Ook schrapte Sonneveld omdat hij zijn publiek niet wilde kwetsen of lastig vallen met maatschappijkritische of politieke statements. Dus verdwenen in Lezen en laten lezen van Michel van der Plas over een stel (Sonneveld en Conny Stuart) waarvan de een de krant wil lezen en de ander gewoon thee wil drinken, zinnen als ‘Moskou dreigt de Nato weer’ en Scherpe nota der Chinezen.’

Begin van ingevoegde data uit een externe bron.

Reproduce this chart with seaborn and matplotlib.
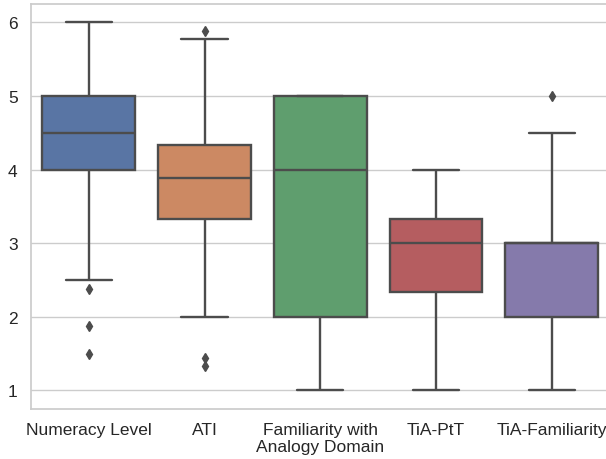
import pandas as pd
import numpy as np
import matplotlib
matplotlib.use("Agg")
import matplotlib.pyplot as plt
import seaborn as sns

# questionnaire scores per measure
numeracy = [1.5, 1.875, 2.375, 2.5, 4, 4, 4, 4.5, 4.5, 5, 5, 5, 5, 5, 5, 5.5, 6]
ati = [1.333, 1.444, 2.0, 3.0, 3.333, 3.556, 3.667, 3.778, 3.889, 4.0, 4.111,
       4.222, 4.333, 4.667, 5.0, 5.778, 5.889]
familiarity_domain = [1, 1, 2, 2, 2, 3, 3, 4, 4, 4, 5, 5, 5, 5, 5, 5, 5]
tia_ptt = [1, 1.667, 2, 2.333, 2.333, 2.667, 3, 3, 3, 3, 3.333, 3.333, 3.333,
           3.667, 3.667, 4, 4]
tia_familiarity = [1, 1, 1.5, 2, 2, 2, 2.5, 2.5, 3, 3, 3, 3, 3, 3.5, 4, 4.5, 5]

labels = ["Numeracy Level", "ATI", "Familiarity with\nAnalogy Domain",
          "TiA-PtT", "TiA-Familiarity"]

rows = []
for lab, vals in zip(labels, [numeracy, ati, familiarity_domain, tia_ptt, tia_familiarity]):
    for v in vals:
        rows.append((lab, v))
df = pd.DataFrame(rows, columns=["measure", "score"])

sns.set_theme(style="whitegrid")
plt.rcParams['font.family'] = ['Liberation Sans', 'DejaVu Sans']

fig = plt.figure(figsize=(6.06, 4.6), dpi=100)
ax = fig.add_axes([0.051, 0.109, 0.955, 0.88])
sns.boxplot(data=df, x="measure", y="score", hue="measure", palette="deep",
            saturation=0.75, width=0.8, linewidth=1.7, linecolor="#4c4c4c",
            fliersize=5, flierprops={"marker": "d", "markerfacecolor": "#4c4c4c",
                                     "markeredgecolor": "#4c4c4c"},
            legend=False, ax=ax)
ax.set_xlabel("")
ax.set_ylabel("")
ax.set_ylim(0.75, 6.25)
ax.set_yticks([1, 2, 3, 4, 5, 6])
ax.tick_params(axis="both", labelsize=12.5)
for s in ax.spines.values():
    s.set_color("#cccccc")

fig.savefig("out.png", dpi=100)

Ofschoon Sonneveld in het theater een uiterst intieme sfeer kon scheppen, was hij gesteld op afstand tot zijn publiek. Zijn katholicisme en homoseksualiteit gingen niemand buiten zijn eigen kring wat aan. Hij zong liever veilig over Annemarie, Margootje (dat commercieel interessant rijmde op Peugeootje), Josefien en Carlolientje. Aardig is wel dat Scholten weet te melden dat de jaloerse man die Carolientjes plaat van Frank Sinatra in het lied aan diggels smijt eigenlijk Sonneveld zelf is die in een jaloerse bui Wiegersma’s plaat van Sinatra kapot heeft gegooid. De vijftig prachtige pagina’s achtergrondinformatie maken de biografie van Sonneveld echt compleet.
Wim Sonneveld. Moeder, ik wil bij de revue. Samengesteld door Hilde Scholten. Nijgh & Van Ditmar; € 29,90 inclusief cd.